21. The apparatus of claim 13, wherein the gas flow regulation means is an electronic controller.

22. The apparatus of claim 13, wherein the gas flow regulation means is programmable.

23. The apparatus of claim 13, wherein the gas flow regulation means is an analog controller.

24. The apparatus of claim 13, wherein the gas flow regulation means is a Mass Flow Controller (MFC).

25. The apparatus of claim 24, wherein the MFC is an analog controller.

26. The apparatus of claim 24, wherein the MFC is an electronic (digital) controller.

27. The apparatus of claim 24, wherein the MFC is programmable.

28. The apparatus of claim 24, wherein the MFC has an adjustable helium mass flow rate range from 0 SCFM to 6000 SCFM.

29. The apparatus of claim 13, further comprising a gas pressure regulation means controllable by an external user control means, connected in series with the gas flow regulation means.

30. The apparatus of claim 29, wherein the gas pressure regulation means is a stepper motor-driven pressure regulator valve.
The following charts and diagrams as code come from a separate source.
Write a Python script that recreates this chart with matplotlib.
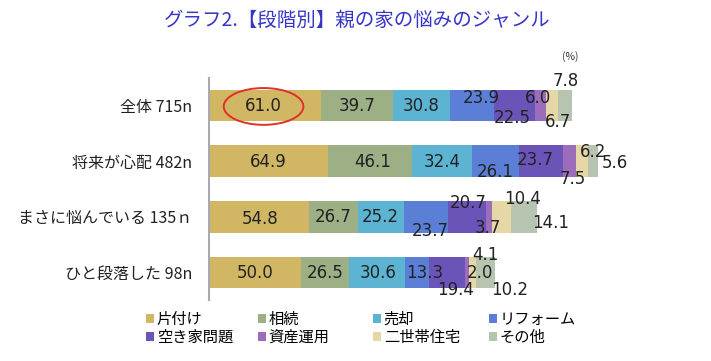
import matplotlib.pyplot as plt
from matplotlib.patches import Ellipse, Patch

plt.rcParams['font.family'] = ['Noto Sans CJK JP', 'DejaVu Sans']

rows = ['全体 715n', '将来が心配 482n', 'まさに悩んでいる 135ｎ', 'ひと段落した 98n']
genres = ['片付け', '相続', '売却', 'リフォーム', '空き家問題', '資産運用', '二世帯住宅', 'その他']
colors = ['#D1B764', '#9CAF85', '#5DB4D2', '#5B7ED6', '#6A54B8', '#9B6DBA', '#E5D7A6', '#B7C4B0']

# values per genre, one entry per row (top to bottom)
katazuke = [61.0, 64.9, 54.8, 50.0]
souzoku = [39.7, 46.1, 26.7, 26.5]
baikyaku = [30.8, 32.4, 25.2, 30.6]
reform = [23.9, 26.1, 23.7, 13.3]
akiya = [22.5, 23.7, 20.7, 19.4]
shisan = [6.0, 7.5, 3.7, 2.0]
nisetai = [6.7, 6.2, 10.4, 4.1]
sonota = [7.8, 5.6, 14.1, 10.2]
series = [katazuke, souzoku, baikyaku, reform, akiya, shisan, nisetai, sonota]

# label nudges in pixels (dx right, dy down), per row, per segment
nudges = [
    [(-2, 1), (0, 1), (0, 1), (10, -7), (-2, 13), (-2, -7), (6, 17), (1, -24)],
    [(0, 1), (3, 1), (0, 1), (0, 11), (-6, -1), (3, 18), (11, -9), (22, 2)],
    [(1, 2), (-1, 0), (-1, 0), (4, 14), (1, -14), (-1, 11), (21, -18), (26, 6)],
    [(0, 0), (0, 0), (1, 0), (7, 0), (8, 17), (13, 0), (13, -18), (24, 17)],
]

W, H = 711, 361
fig = plt.figure(figsize=(W / 100, H / 100), dpi=100)
ax = fig.add_axes([209 / W, (H - 300) / H, (650 - 209) / W, 222 / H])

ypos = list(range(len(rows)))
left = [0.0] * len(rows)
for g, vals in enumerate(series):
    ax.barh(ypos, vals, left=left, height=0.56, color=colors[g], edgecolor='none')
    for r, v in enumerate(vals):
        dx, dy = nudges[r][g]
        ax.annotate('%.1f' % v, (left[r] + v / 2, r), xytext=(dx * 0.72, -dy * 0.72),
                    textcoords='offset points', ha='center', va='center',
                    fontsize=12, color='#222222', family='DejaVu Sans')
    left = [a + b for a, b in zip(left, vals)]

ax.set_xlim(0, (650 - 209) / 1.831)
ax.set_ylim(3.49, -0.49)
ax.set_yticks(ypos)
ax.set_yticklabels(rows, fontsize=11.5, color='#222222')
ax.tick_params(axis='y', length=0, pad=12)
ax.set_xticks([])
for s in ['top', 'right', 'bottom']:
    ax.spines[s].set_visible(False)
ax.spines['left'].set_color('#A8A8B0')
ax.spines['left'].set_linewidth(1.5)

ax.add_patch(Ellipse((29.8, 0.02), 43.5, 0.66, fill=False, edgecolor='#E0302A', linewidth=1.4))

fig.text(357 / W, 1 - 20 / H, 'グラフ2.【段階別】親の家の悩みのジャンル', ha='center', va='center',
         fontsize=14, color='#3535C8')
fig.text(570 / W, 1 - 57 / H, '(%)', ha='center', va='center', fontsize=7.5, color='#333333')

col_x = [146, 258, 373, 489]
for c in range(4):
    idx = [c, c + 4]
    handles = [Patch(facecolor=colors[i], edgecolor='none') for i in idx]
    fig.legend(handles, [genres[i] for i in idx], loc='upper left',
               bbox_to_anchor=(col_x[c] / W, 1 - 311 / H), frameon=False,
               fontsize=11, handlelength=0.55, handleheight=0.55, handletextpad=0.15,
               labelspacing=0.05, borderpad=0, borderaxespad=0)

fig.savefig('out.png', dpi=100, facecolor='white')
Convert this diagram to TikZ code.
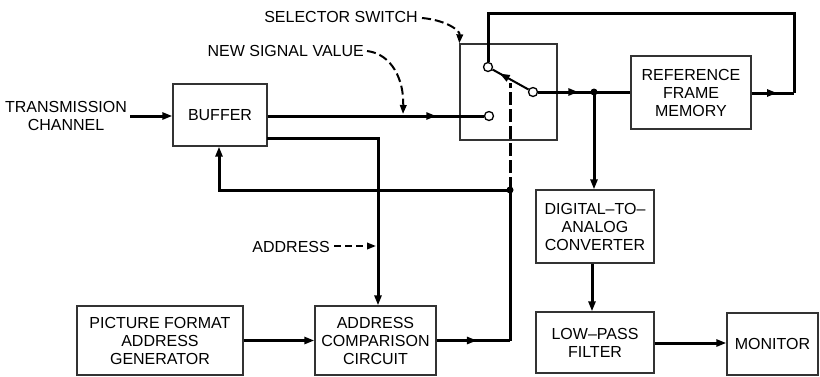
\documentclass[tikz,border=0pt]{standalone}
\usepackage{fontspec}
\setmainfont{Liberation Sans}
\usetikzlibrary{arrows.meta,decorations.markings}
\begin{document}
\begin{tikzpicture}[x=1pt,y=-1pt,
  every node/.style={font=\fontsize{16}{18}\selectfont},
  blk/.style={draw=black!80,line width=1.3pt,minimum width=#1,inner sep=0pt,align=center},
  wire/.style={line width=3pt,line join=miter},
  tip/.style={-{Triangle[length=10pt,width=7pt]}},
  midarr/.style={postaction={decorate,decoration={markings,
     mark=at position #1 with {\arrow{Triangle[length=10pt,width=7pt]}}}}},
  lbl/.style={align=center,inner sep=0pt},
  contact/.style={circle,draw,line width=1.3pt,fill=white,minimum size=9pt,inner sep=0pt},
  jdot/.style={circle,fill,minimum size=7pt,inner sep=0pt},
  dsh/.style={line width=2pt,dash pattern=on 9pt off 4pt},
  ctrl/.style={line width=3pt,dash pattern=on 13pt off 4pt}
]
\useasboundingbox (0,0) rectangle (820,376);

% blocks
\node[blk=94pt,minimum height=62pt] (buf) at (220,115) {BUFFER};
\node[blk=97pt,minimum height=96pt] (sw) at (508.5,92) {};
\node[blk=120pt,minimum height=73pt] (mem) at (691,92.5) {REFERENCE\\FRAME\\MEMORY};
\node[blk=118pt,minimum height=73pt] (dac) at (595,226.5) {DIGITAL--TO--\\ANALOG\\CONVERTER};
\node[blk=118pt,minimum height=61pt] (lpf) at (595,342.5) {LOW--PASS\\FILTER};
\node[blk=91pt,minimum height=62pt] (mon) at (772.5,344) {MONITOR};
\node[blk=166pt,minimum height=69pt] (gen) at (160,340.5) {PICTURE FORMAT\\ADDRESS\\GENERATOR};
\node[blk=121pt,minimum height=69pt] (cmp) at (375.5,340.5) {ADDRESS\\COMPARISON\\CIRCUIT};

% labels
\node[lbl] (trans) at (66,116) {TRANSMISSION\\CHANNEL};
\node[lbl,anchor=east] (nsv) at (364,51) {NEW SIGNAL VALUE};
\node[lbl,anchor=east] (sel) at (418,17) {SELECTOR SWITCH};
\node[lbl,anchor=east] (addr) at (330,247) {ADDRESS};

% switch contacts
\node[contact] (ctop) at (488,67) {};
\node[contact] (cbot) at (489,116) {};
\node[contact] (cpiv) at (533,92) {};
\node[jdot] (d1) at (510,190) {};
\node[jdot] (d2) at (594,92) {};
\coordinate (armpt) at (510,83);
\coordinate (nsvtip) at (403,114);
\coordinate (cr) at (510,340.5);
\coordinate (lr) at (794,93);

% connectors
\draw[wire,tip] (trans.east) ++(3,0) coordinate (tr0) -- (buf.west |- tr0);
\draw[wire,midarr=0.78] (buf.east |- cbot) -- (cbot.west);
\draw[wire,tip] (267,138) -| (cmp.north -| 378,0);
\draw[wire,midarr=0.55] (cmp.east) -- (cr);
\draw[wire] (cr) -- (d1.center);
\draw[wire,tip] (d1.center) -- (219,190) -- (buf.south -| 219,0);
\draw[ctrl] (d1.center) -- (armpt);
\draw[line width=2pt,midarr=0.8] (cpiv) -- (ctop);
\draw[wire,midarr=0.72] (cpiv.east) -- (d2.center);
\draw[wire] (d2.center) -- (mem.west |- d2);
\draw[wire,tip] (d2.center) -- (dac.north -| d2);
\draw[wire,midarr=0.6] (mem.east |- lr) -- (lr);
\draw[wire] (lr) -- (794,13) -- (488,13) -- (ctop.north);
\draw[wire,tip] (dac.south -| 592,0) -- (lpf.north -| 592,0);
\draw[wire,tip] (lpf.east |- 0,343) -- (mon.west |- 0,343);
\draw[wire,tip] (gen.east) -- (cmp.west);

% dashed label pointers
\draw[dsh,-{Triangle[length=9pt,width=6.5pt]}] (nsv.east) ++(3,0) .. controls (392,54) and (404,80) .. (nsvtip);
\draw[dsh,-{Triangle[length=9pt,width=6.5pt]}] (sel.east) ++(4,1) .. controls (445,20) and (460,30) .. (sw.north west);
\draw[dsh,dash pattern=on 7pt off 4pt,-{Triangle[length=9pt,width=6.5pt]}] (addr.east) ++(4,-1) -- (376,246);
\end{tikzpicture}
\end{document}
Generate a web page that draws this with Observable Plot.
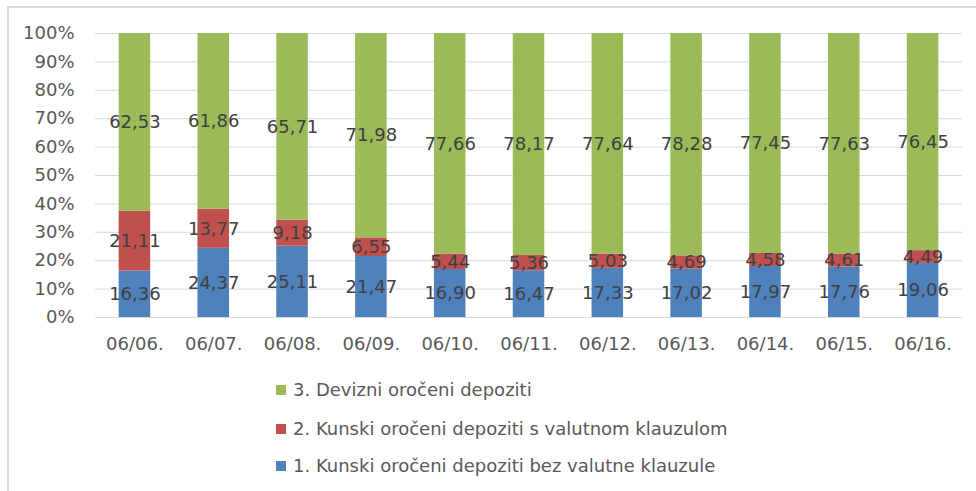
<!DOCTYPE html>
<html><head><meta charset="utf-8">
<script src="https://cdn.jsdelivr.net/npm/d3@7"></script>
<script src="https://cdn.jsdelivr.net/npm/@observablehq/plot@0.6"></script>
<style>
body{margin:0;background:#fff;}
#wrap{position:relative;width:976px;height:491px;overflow:hidden;font-family:"DejaVu Sans";background:#fff;}
#wrap svg{position:absolute;left:0;top:0;}
.bt{position:absolute;left:7px;top:6px;width:969px;height:2px;background:#d9d9d9;}
.bl{position:absolute;left:7px;top:6px;width:2px;height:485px;background:#d9d9d9;}
.leg{position:absolute;left:276px;height:20px;line-height:20px;font-size:18px;color:#595959;white-space:nowrap;}
.leg span.sw{position:absolute;left:0;top:5px;width:10px;height:10px;}
.leg span.tx{position:absolute;left:17px;top:0;}
</style></head><body><div id="wrap"><div class="bt"></div><div class="bl"></div></div>
<script>
const periods = ["06/06.","06/07.","06/08.","06/09.","06/10.","06/11.","06/12.","06/13.","06/14.","06/15.","06/16."];
const series = ["1. Kunski oročeni depoziti bez valutne klauzule","2. Kunski oročeni depoziti s valutnom klauzulom","3. Devizni oročeni depoziti"];
const colors = ["#4F81BD","#C0504D","#9BBB59"];
const s1 = [16.36,24.37,25.11,21.47,16.90,16.47,17.33,17.02,17.97,17.76,19.06];
const s2 = [21.11,13.77,9.18,6.55,5.44,5.36,5.03,4.69,4.58,4.61,4.49];
const s3 = [62.53,61.86,65.71,71.98,77.66,78.17,77.64,78.28,77.45,77.63,76.45];
const yTicks = [0,10,20,30,40,50,60,70,80,90,100];

const values = [s1, s2, s3];
const data = [];
periods.forEach((p, i) => {
  series.forEach((s, j) => data.push({period: p, series: s, value: values[j][i]}));
});
const fmt = v => v.toFixed(2).replace(".", ",");

const chart = Plot.plot({
  width: 976, height: 360,
  marginLeft: 95, marginRight: 14, marginTop: 33, marginBottom: 43,
  style: {fontFamily: "DejaVu Sans", fontSize: "18px", color: "#595959", background: "transparent"},
  x: {domain: periods, paddingInner: 0.6, paddingOuter: 0.3, round: false, label: null},
  y: {domain: [0, 100], label: null},
  color: {domain: series, range: colors},
  marks: [
    Plot.ruleY(yTicks, {stroke: "#d9d9d9", strokeWidth: 1}),
    Plot.barY(data, {x: "period", y: "value", z: "series", fill: "series"}),
    Plot.text(data, Plot.stackY({x: "period", y: "value", z: "series", text: d => fmt(d.value), fill: "#404040", fontSize: 18})),
    Plot.axisX({tickSize: 0, tickPadding: 20, fill: "#595959", fontSize: 18}),
    Plot.axisY({ticks: yTicks, tickSize: 0, tickPadding: 21, tickFormat: d => d + "%", fill: "#595959", fontSize: 18})
  ]
});
const wrap = document.getElementById("wrap");
wrap.appendChild(chart);

const legTops = [380, 418.5, 456];
[2, 1, 0].forEach((j, k) => {
  const row = document.createElement("div");
  row.className = "leg";
  row.style.top = legTops[k] + "px";
  const sw = document.createElement("span");
  sw.className = "sw";
  sw.style.background = colors[j];
  const tx = document.createElement("span");
  tx.className = "tx";
  tx.textContent = series[j];
  row.appendChild(sw); row.appendChild(tx);
  wrap.appendChild(row);
});
</script>
</body></html>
31. The apparatus of claim 29, wherein the gas pressure regulation means is an electronic controller.

32. The apparatus of claim 29 wherein the gas pressure regulation means is programmable.

33. The apparatus of claim 29, wherein the gas pressure regulation means is an analog controller.

34. The apparatus of claim 13, wherein the differential pressure regulation means is a differential pressure valve.

35. The apparatus of claim 34, wherein the differential pressure valve is adjustable.

36. The apparatus of claim 34, wherein the differential pressure valve has a predefined fixed value.

37. The apparatus of claim 13, wherein the differential pressure regulation means comprises of at least one pressure transducer that is capable of and configured to communicating with an external controller device.

38. The apparatus of claim 13, wherein the compressor motor assembly comprises of at least one Scroll compressor motor capsule.